* Exercise description
The line holding "linewidth=2.0, label='начало года')" is the last one to output; start at the first line of the data, keep every line in between exactly, and leave out pictures.

* Dataset section
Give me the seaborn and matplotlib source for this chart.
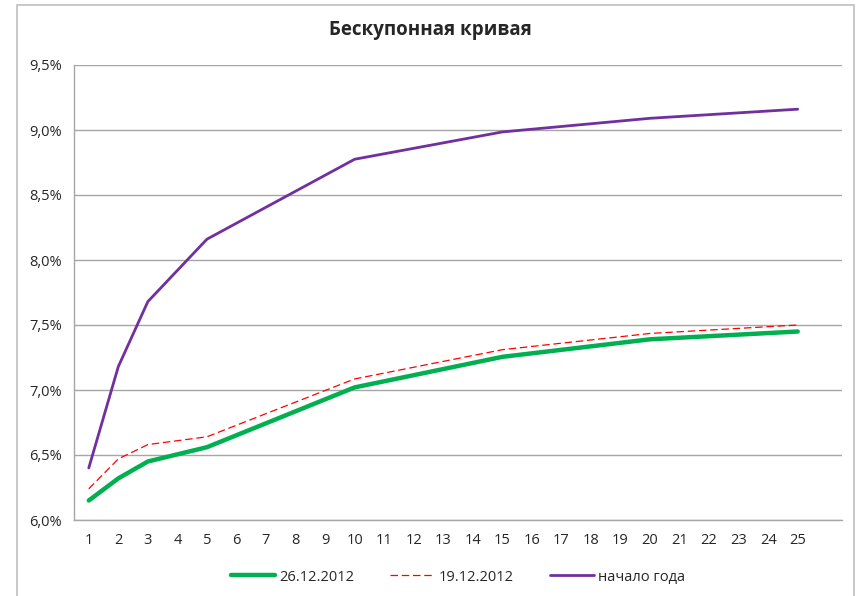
import numpy as np
import pandas as pd
import matplotlib
matplotlib.use("Agg")
import matplotlib.pyplot as plt
from matplotlib.patches import Rectangle
import seaborn as sns

sns.set_style("white")
plt.rcParams['font.family'] = ['Open Sans', 'DejaVu Sans']

# срок (лет) - узлы кривой
srok = [1, 2, 3, 5, 10, 15, 20, 25]
# доходности, %
d_26_12 = [6.15, 6.32, 6.45, 6.56, 7.02, 7.255, 7.39, 7.45]
d_19_12 = [6.24, 6.47, 6.58, 6.64, 7.085, 7.31, 7.435, 7.50]
nachalo = [6.40, 7.18, 7.68, 8.16, 8.775, 8.985, 9.09, 9.16]

x_labels = [str(i) for i in range(1, 26)]
y_ticks = [6.0, 6.5, 7.0, 7.5, 8.0, 8.5, 9.0, 9.5]

df = pd.DataFrame({'srok': srok, '26.12.2012': d_26_12,
                   '19.12.2012': d_19_12, 'начало года': nachalo})

fig = plt.figure(figsize=(8.6, 5.96), dpi=100)
ax = fig.add_axes([74/860, 1-520/596, 768/860, 455/596])

# рамка диаграммы
fig.patches.append(Rectangle((17/860, -0.01), (854-17)/860, 1-5/596+0.01,
                             transform=fig.transFigure, fill=False,
                             edgecolor='#BFBFBF', linewidth=1.2))

sns.lineplot(data=df, x='srok', y='26.12.2012', ax=ax, color='#00B050',
             linewidth=3.2, label='26.12.2012')
sns.lineplot(data=df, x='srok', y='19.12.2012', ax=ax, color='#FF0000',
             linewidth=0.9, dashes=(6, 3), label='19.12.2012')
sns.lineplot(data=df, x='srok', y='начало года', ax=ax, color='#7030A0',
             linewidth=2.0, label='начало года')

ax.set_xlim(0.5, 26.5)
ax.set_ylim(6.0, 9.5)
ax.set_yticks(y_ticks)
ax.set_yticklabels([('%.1f%%' % v).replace('.', ',') for v in y_ticks], fontsize=10.5)
ax.set_xticks(range(1, 26))
ax.set_xticklabels(x_labels, fontsize=10.5)
ax.set_xticks(np.arange(0.5, 27, 1), minor=True)
ax.tick_params(axis='x', which='major', length=0, pad=9)
ax.tick_params(axis='x', which='minor', length=5, color='#A6A6A6', direction='out')
ax.tick_params(axis='y', length=5, color='#A6A6A6', direction='out')
ax.set_xlabel('')
ax.set_ylabel('')
ax.grid(axis='y', color='#A6A6A6', linewidth=1)
ax.set_axisbelow(True)
for s in ['top', 'right']:
    ax.spines[s].set_visible(False)
for s in ['left', 'bottom']:
    ax.spines[s].set_color('#A6A6A6')
    ax.spines[s].set_linewidth(1)

ax.legend(loc='upper center', bbox_to_anchor=(0.5, -0.08), ncol=3, frameon=False,
          fontsize=10.5, handlelength=3, columnspacing=2.5, handletextpad=0.3)

fig.text(0.5, 1-30/596, 'Бескупонная кривая',
         ha='center', va='center', fontsize=13.5, fontweight='bold')

fig.savefig('out.png', dpi=100)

* Solution to this exercise
Give me the seaborn and matplotlib source for this chart.
import numpy as np
import pandas as pd
import matplotlib
matplotlib.use("Agg")
import matplotlib.pyplot as plt
from matplotlib.patches import Rectangle
import seaborn as sns

sns.set_style("white")
plt.rcParams['font.family'] = ['Open Sans', 'DejaVu Sans']

# срок (лет) - узлы кривой
srok = [1, 2, 3, 5, 10, 15, 20, 25]
# доходности, %
d_26_12 = [6.15, 6.32, 6.45, 6.56, 7.02, 7.255, 7.39, 7.45]
d_19_12 = [6.24, 6.47, 6.58, 6.64, 7.085, 7.31, 7.435, 7.50]
nachalo = [6.40, 7.18, 7.68, 8.16, 8.775, 8.985, 9.09, 9.16]

x_labels = [str(i) for i in range(1, 26)]
y_ticks = [6.0, 6.5, 7.0, 7.5, 8.0, 8.5, 9.0, 9.5]

df = pd.DataFrame({'srok': srok, '26.12.2012': d_26_12,
                   '19.12.2012': d_19_12, 'начало года': nachalo})

fig = plt.figure(figsize=(8.6, 5.96), dpi=100)
ax = fig.add_axes([74/860, 1-520/596, 768/860, 455/596])

# рамка диаграммы
fig.patches.append(Rectangle((17/860, -0.01), (854-17)/860, 1-5/596+0.01,
                             transform=fig.transFigure, fill=False,
                             edgecolor='#BFBFBF', linewidth=1.2))

sns.lineplot(data=df, x='srok', y='26.12.2012', ax=ax, color='#00B050',
             linewidth=3.2, label='26.12.2012')
sns.lineplot(data=df, x='srok', y='19.12.2012', ax=ax, color='#FF0000',
             linewidth=0.9, dashes=(6, 3), label='19.12.2012')
sns.lineplot(data=df, x='srok', y='начало года', ax=ax, color='#7030A0',
             linewidth=2.0, label='начало года')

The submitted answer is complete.